Below is a closeup of one of my favorite cookbooks. Note that we can again see the halftone pattern at work here. Sometimes the various degrees of rotation of each of the halftone screens produce secondary, circular artifacts called “rosettes”. Note also here how the dots are more densely-packed. As a result, the image is a bit more crisp, and finer details are able to be resolved.
Let’s compare these images with one made on a photographic inkjet printer. Inkjet printing works a little differently than halftone screening; instead of a fixed grid, dots are randomly scattered by a nozzle in an inkjet printer. We can see the dots in the image below are smaller, and much more densely-packed. The overall print quality is higher than that of the typical grid-arranged halftone dots used above. The downside with inkjet printing, however, is that it’s slow and almost prohibitively-expensive to produce a book using this technique.

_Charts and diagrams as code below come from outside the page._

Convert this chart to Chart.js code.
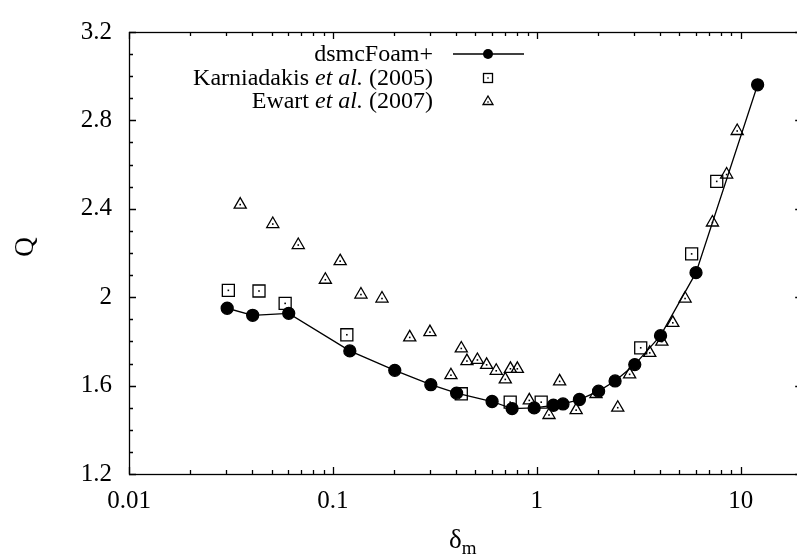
<!DOCTYPE html>
<html><head><meta charset="utf-8">
<script src="https://cdn.jsdelivr.net/npm/chart.js@4"></script>
<style>
html,body{margin:0;padding:0;overflow:hidden;background:#fff;width:797px;height:556px}
#c{position:absolute;left:0;top:0;display:block}
</style>
</head><body><canvas id="c" width="812" height="556" style="width:812px;height:556px"></canvas>
<script>
// ---- data ----
const dsmcX = [0.0303, 0.0404, 0.0607, 0.121, 0.201, 0.302, 0.404, 0.603, 0.756, 0.97, 1.205, 1.343, 1.617, 2.007, 2.418, 3.02, 4.04, 6.03, 12.09];
const dsmcQ = [1.950, 1.918, 1.927, 1.757, 1.669, 1.604, 1.566, 1.528, 1.496, 1.499, 1.511, 1.517, 1.537, 1.575, 1.621, 1.695, 1.826, 2.111, 2.961];

const karnX = [0.0307, 0.0434, 0.0583, 0.117, 0.426, 0.74, 1.05, 3.23, 5.74, 7.62];
const karnQ = [2.031, 2.028, 1.972, 1.830, 1.563, 1.525, 1.525, 1.771, 2.196, 2.524];

const ewartX = [0.0351, 0.0507, 0.0676, 0.0918, 0.1085, 0.1372, 0.174, 0.238, 0.299, 0.379, 0.426, 0.454, 0.511, 0.567, 0.632, 0.70, 0.742, 0.802, 0.918, 1.147, 1.293, 1.558, 1.949, 2.492, 2.85, 3.576, 4.10, 4.64, 5.33, 7.26, 8.52, 9.60];
const ewartQ = [2.419, 2.331, 2.236, 2.079, 2.163, 2.012, 1.994, 1.818, 1.842, 1.647, 1.768, 1.711, 1.716, 1.694, 1.667, 1.628, 1.676, 1.676, 1.533, 1.467, 1.619, 1.489, 1.562, 1.500, 1.651, 1.748, 1.799, 1.884, 1.994, 2.338, 2.555, 2.752];

const xTickValues = [0.01, 0.1, 1, 10];
const xTickLabels = ['0.01', '0.1', '1', '10'];
const yTickValues = [1.2, 1.6, 2, 2.4, 2.8, 3.2];
const yTickLabels = ['1.2', '1.6', '2', '2.4', '2.8', '3.2'];
const seriesNames = ['dsmcFoam+', 'Karniadakis', 'Ewart'];
const seriesRefs = ['', ' (2005)', ' (2007)'];
const xTitle = ['δ', 'm'];
const yTitle = 'Q';

const FONT = '"Liberation Serif", "DejaVu Serif", serif';
const pts = (xs, ys) => xs.map((x, i) => ({x: x, y: ys[i]}));

const framePlugin = {
  id: 'frame',
  afterDatasetsDraw(chart) {
    const ctx = chart.ctx, a = chart.chartArea;
    const xs = chart.scales.x, ys = chart.scales.y;
    ctx.save();
    ctx.strokeStyle = '#000';
    ctx.lineWidth = 1.3;
    ctx.beginPath();
    for (const d of [0.01, 0.1, 1, 10]) {
      for (let m = 1; m <= 9; m++) {
        const v = d * m;
        if (v > xs.max) continue;
        const px = Math.round(xs.getPixelForValue(v)) + 0.5;
        const len = m === 1 ? 7 : 4;
        ctx.moveTo(px, a.bottom); ctx.lineTo(px, a.bottom - len);
        ctx.moveTo(px, a.top); ctx.lineTo(px, a.top + len);
      }
    }
    for (let k = 12; k <= 32; k++) {
      const py = Math.round(ys.getPixelForValue(k / 10)) + 0.5;
      const len = (k % 4 === 0) ? 7 : 4;
      ctx.moveTo(a.left, py); ctx.lineTo(a.left + len, py);
      ctx.moveTo(a.right, py); ctx.lineTo(a.right - len, py);
    }
    ctx.stroke();
    ctx.strokeRect(Math.round(a.left) + 0.5, Math.round(a.top) + 0.5, Math.round(a.right - a.left), Math.round(a.bottom - a.top));

    ctx.fillStyle = '#000';
    for (const i of [1, 2]) {
      chart.getDatasetMeta(i).data.forEach(p => ctx.fillRect(p.x - 0.8, p.y - 0.8, 1.6, 1.6));
    }

    ctx.textBaseline = 'alphabetic';
    ctx.textAlign = 'left';
    ctx.font = '27px ' + FONT;
    const w1 = ctx.measureText(xTitle[0]).width;
    ctx.fillText(xTitle[0], 449, 548);
    ctx.font = '19px ' + FONT;
    ctx.fillText(xTitle[1], 449 + w1, 554);
    ctx.save();
    ctx.translate(33, 247);
    ctx.rotate(-Math.PI / 2);
    ctx.textAlign = 'center';
    ctx.font = '27px ' + FONT;
    ctx.fillText(yTitle, 0, 0);
    ctx.restore();

    const right = 433, sx0 = 453, sx1 = 524, mx = 488;
    const rows = [54, 78, 101];
    ctx.textBaseline = 'middle';
    for (let r = 0; r < 3; r++) {
      const y = rows[r] + 1;
      let segs;
      if (r === 0) segs = [[seriesNames[0], false]];
      else segs = [[seriesNames[r] + ' ', false], ['et al.', true], [seriesRefs[r], false]];
      let total = 0;
      const widths = segs.map(s => { ctx.font = (s[1] ? 'italic ' : '') + '24px ' + FONT; const w = ctx.measureText(s[0]).width; total += w; return w; });
      let x = right - total;
      ctx.textAlign = 'left';
      segs.forEach((s, i) => { ctx.font = (s[1] ? 'italic ' : '') + '24px ' + FONT; ctx.fillText(s[0], x, y); x += widths[i]; });
      const yy = rows[r];
      ctx.lineWidth = 1.3;
      if (r === 0) {
        ctx.beginPath(); ctx.moveTo(sx0, yy); ctx.lineTo(sx1, yy); ctx.stroke();
        ctx.beginPath(); ctx.arc(mx, yy, 5, 0, Math.PI * 2); ctx.fill();
      } else if (r === 1) {
        ctx.strokeRect(mx - 4.5, yy - 4.5, 9, 9);
        ctx.fillRect(mx - 0.7, yy - 0.7, 1.4, 1.4);
      } else {
        ctx.beginPath();
        ctx.moveTo(mx, yy - 5); ctx.lineTo(mx + 5, yy + 3.5); ctx.lineTo(mx - 5, yy + 3.5); ctx.closePath(); ctx.stroke();
        ctx.fillRect(mx - 0.7, yy + 0.3, 1.4, 1.4);
      }
    }
    ctx.restore();
  }
};

new Chart(document.getElementById('c'), {
  type: 'scatter',
  data: {
    datasets: [
      {label: seriesNames[0], data: pts(dsmcX, dsmcQ), showLine: true, borderColor: '#000', borderWidth: 1.3,
       pointStyle: 'circle', pointRadius: 6, backgroundColor: '#000', pointBackgroundColor: '#000', pointBorderColor: '#000', order: 3},
      {label: seriesNames[1], data: pts(karnX, karnQ), pointStyle: 'rect', pointRadius: 8.5, pointBorderWidth: 1.3,
       pointBorderColor: '#000', pointBackgroundColor: 'rgba(0,0,0,0)', borderColor: '#000', backgroundColor: 'rgba(0,0,0,0)', order: 2},
      {label: seriesNames[2], data: pts(ewartX, ewartQ), pointStyle: 'triangle', pointRadius: 7, pointBorderWidth: 1.3,
       pointBorderColor: '#000', pointBackgroundColor: 'rgba(0,0,0,0)', borderColor: '#000', backgroundColor: 'rgba(0,0,0,0)', order: 1}
    ]
  },
  options: {
    responsive: false, maintainAspectRatio: false, animation: false, devicePixelRatio: 1,
    layout: {padding: {left: 0, right: 3, top: 19, bottom: 0}},
    plugins: {legend: {display: false}, tooltip: {enabled: false}},
    scales: {
      x: {
        type: 'logarithmic', min: 0.01, max: 20,
        afterBuildTicks: s => { s.ticks = xTickValues.map(v => ({value: v, major: true})); },
        afterFit: s => { s.height = 82; },
        grid: {display: false, drawTicks: false},
        border: {display: false},
        ticks: {color: '#000', font: {family: FONT, size: 25}, padding: 12, maxRotation: 0, autoSkip: false,
                callback: (v, i) => xTickLabels[i]}
      },
      y: {
        type: 'linear', min: 1.2, max: 3.2,
        afterBuildTicks: s => { s.ticks = yTickValues.map(v => ({value: v})); },
        afterFit: s => { s.width = 129; },
        grid: {display: false, drawTicks: false},
        border: {display: false},
        ticks: {color: '#000', font: {family: FONT, size: 25}, padding: 17, autoSkip: false,
                callback: (v, i) => yTickLabels[i]}
      }
    }
  },
  plugins: [framePlugin]
});
</script>
</body></html>
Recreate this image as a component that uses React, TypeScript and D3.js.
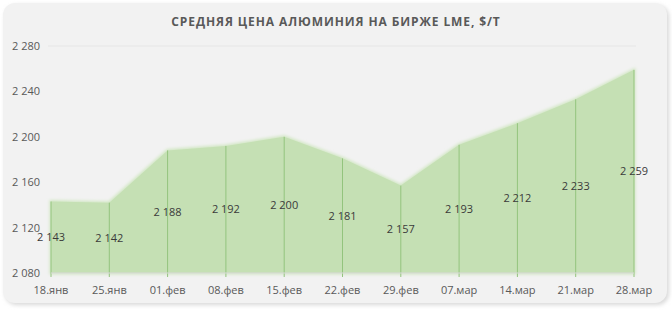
import React from "react";
import * as d3 from "d3";

const categories = ["18.янв", "25.янв", "01.фев", "08.фев", "15.фев", "22.фев", "29.фев", "07.мар", "14.мар", "21.мар", "28.мар"];
const values = [2143, 2142, 2188, 2192, 2200, 2181, 2157, 2193, 2212, 2233, 2259];
const yTicks = [2080, 2120, 2160, 2200, 2240, 2280];
const title = "СРЕДНЯЯ ЦЕНА АЛЮМИНИЯ НА БИРЖЕ LME, $/Т";

const fmt = (v: number) => d3.format(",")(v).replace(/,/g, " ");

export default function App() {
  const W = 672, H = 311;
  const x = d3.scalePoint<string>().domain(categories).range([51, 634]);
  const y = d3.scaleLinear().domain([2080, 2280]).range([273, 46]);
  const data = categories.map((c, i) => ({ c, v: values[i] }));
  const area = d3.area<{ c: string; v: number }>()
    .x(d => x(d.c)!)
    .y0(y(2080))
    .y1(d => y(d.v));
  const font = "'Open Sans', 'Noto Sans', sans-serif";
  return (
    <svg width={W} height={H} style={{ position: "absolute", left: 0, top: 0 }}>
      <defs>
        <filter id="soft" x="-5%" y="-10%" width="110%" height="120%">
          <feGaussianBlur stdDeviation="1.5" />
        </filter>
        <filter id="shadow" x="-5%" y="-5%" width="110%" height="110%">
          <feGaussianBlur stdDeviation="2" />
        </filter>
      </defs>
      <rect x={0} y={0} width={W} height={H} fill="#ffffff" />
      <rect x={5} y={5} width={664} height={300} rx={12} fill="#d8d8d8" filter="url(#shadow)" />
      <rect x={3} y={3} width={664} height={300} rx={12} fill="#f2f2f2" />
      <text x={336} y={26} textAnchor="middle" fontFamily={font} fontSize={12} fontWeight={700} fill="#595959" letterSpacing={0.9}>{title}</text>
      {yTicks.map(t => (
        <g key={t}>
          {t === 2280 && <line x1={48} x2={636} y1={y(t)} y2={y(t)} stroke="#e6e6e6" strokeWidth={1} />}
          <text x={12} y={y(t) + 4} fontFamily={font} fontSize={11} fill="#595959">{fmt(t)}</text>
        </g>
      ))}
      <path d={area(data)!} fill="#d2e7c4" stroke="#d2e7c4" strokeWidth={3} filter="url(#soft)" />
      <path d={area(data)!} fill="#c5e0b4" />
      {data.map(d => (
        <line key={"l" + d.c} x1={x(d.c)} x2={x(d.c)} y1={y(d.v)} y2={y(2080) + 4} stroke="#93c47d" strokeWidth={1} />
      ))}
      <line x1={51} x2={634} y1={y(2080)} y2={y(2080)} stroke="#d9d9d9" strokeWidth={1} />
      {data.map(d => (
        <text key={"v" + d.c} x={x(d.c)} y={(y(d.v) + y(2080)) / 2 + 4} textAnchor="middle" fontFamily={font} fontSize={11} fill="#3a3a3a">{fmt(d.v)}</text>
      ))}
      {categories.map(c => (
        <text key={"x" + c} x={x(c)} y={294} textAnchor="middle" fontFamily={font} fontSize={11} fill="#595959">{c}</text>
      ))}
    </svg>
  );
}
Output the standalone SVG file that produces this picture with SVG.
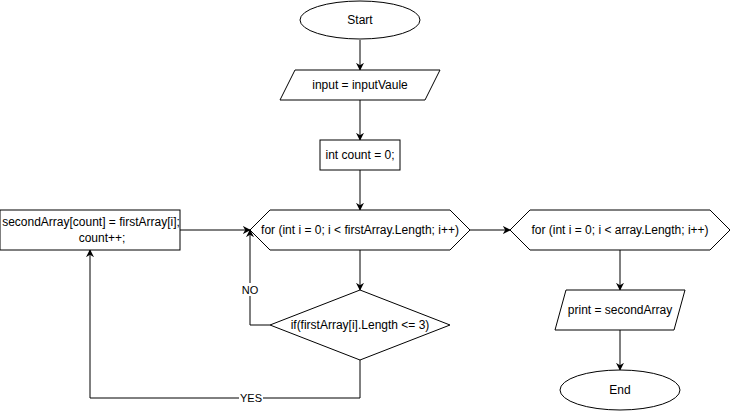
<svg xmlns="http://www.w3.org/2000/svg" width="731" height="412" viewBox="0 0 731 412">
<style>
.s{fill:#fff;stroke:#000;stroke-width:1}
.t{font-family:"Liberation Sans",Arial,sans-serif;font-size:12px;fill:#000;text-anchor:middle;dominant-baseline:central}
.c{fill:none;stroke:#000;stroke-width:1}
.l{font-family:"Liberation Sans",Arial,sans-serif;font-size:11px;fill:#000;text-anchor:middle;dominant-baseline:central}
</style>
<defs>
<marker id="a" viewBox="0 0 10 10" refX="9" refY="5" markerWidth="8" markerHeight="8" markerUnits="userSpaceOnUse" orient="auto">
<path d="M0,0 L10,5 L0,10 L3,5 Z" fill="#000"/>
</marker>
</defs>
<rect width="731" height="412" fill="#fff"/>
<g id="connectors">
<path class="c" d="M360,40 V70" marker-end="url(#a)"/>
<path class="c" d="M360,100 V140" marker-end="url(#a)"/>
<path class="c" d="M360,170 V210" marker-end="url(#a)"/>
<path class="c" d="M470,230 H510" marker-end="url(#a)"/>
<path class="c" d="M360,250 V290" marker-end="url(#a)"/>
<path class="c" d="M270,325 H250 V230" marker-end="url(#a)"/>
<path class="c" d="M360,360 V398 H90 V250" marker-end="url(#a)"/>
<path class="c" d="M180,230 H250" marker-end="url(#a)"/>
<path class="c" d="M620,250 V290" marker-end="url(#a)"/>
<path class="c" d="M620,330 V370" marker-end="url(#a)"/>
<rect x="241" y="283" width="19" height="13" fill="#fff"/>
<text class="l" x="250" y="290">NO</text>
<rect x="239" y="392" width="24" height="13" fill="#fff"/>
<text class="l" x="251" y="398">YES</text>
</g>
<g id="start">
<ellipse class="s" cx="360" cy="20" rx="60" ry="19"/>
<text class="t" x="360" y="20">Start</text>
</g>
<g id="input">
<polygon class="s" points="295,70 440,70 425,100 280,100"/>
<text class="t" x="360" y="85">input = inputVaule</text>
</g>
<g id="count">
<rect class="s" x="320" y="140" width="80" height="30"/>
<text class="t" x="360" y="155">int count = 0;</text>
</g>
<g id="loop1">
<polygon class="s" points="250,230 270,210 450,210 470,230 450,250 270,250"/>
<text class="t" x="360" y="230">for (int i = 0; i &lt; firstArray.Length; i++)</text>
</g>
<g id="cond">
<polygon class="s" points="360,290 450,325 360,360 270,325"/>
<text class="t" x="360" y="325">if(firstArray[i].Length &lt;= 3)</text>
</g>
<g id="assign">
<rect class="s" x="0" y="210" width="180" height="40"/>
<text class="t" x="91" y="222">secondArray[count] = firstArray[i];</text>
<text class="t" x="102" y="238">count++;</text>
</g>
<g id="loop2">
<polygon class="s" points="510,230 530,210 710,210 730,230 710,250 530,250"/>
<text class="t" x="620" y="230">for (int i = 0; i &lt; array.Length; i++)</text>
</g>
<g id="print">
<polygon class="s" points="566,290 685,290 674,330 555,330"/>
<text class="t" x="620" y="310">print = secondArray</text>
</g>
<g id="end">
<ellipse class="s" cx="620" cy="390" rx="60" ry="20"/>
<text class="t" x="620" y="390">End</text>
</g>
</svg>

Let’s now consider this closeup, which is from one of the Modernist Cuisine cookbooks. Rather than modulating the size of the dots (“amplitude modulation”, or AM screening) in the halftone screen, these books were printed using a technique called “Stochastic screening”, or “frequency modulation” (FM) screening. Rather than adjusting the size of the dots, the color gradations in this image were made by adjusting the frequency of the dots. The dots themselves are the smallest and most densely-packed in all of these examples, offering crisp, sharp edges and no rosette artifacts. As a result, the images produced by stochastic screening have a great amount of fidelity and sharpness.
It is this stochastic screening technique that we will be using for our book. Having established that and finalized all our content, our attention now turns to making sure that the images that we see on our screens here in Chicago exactly match those that will come off the printing presses in China. We’ll discuss how this color pipeline works in our next update.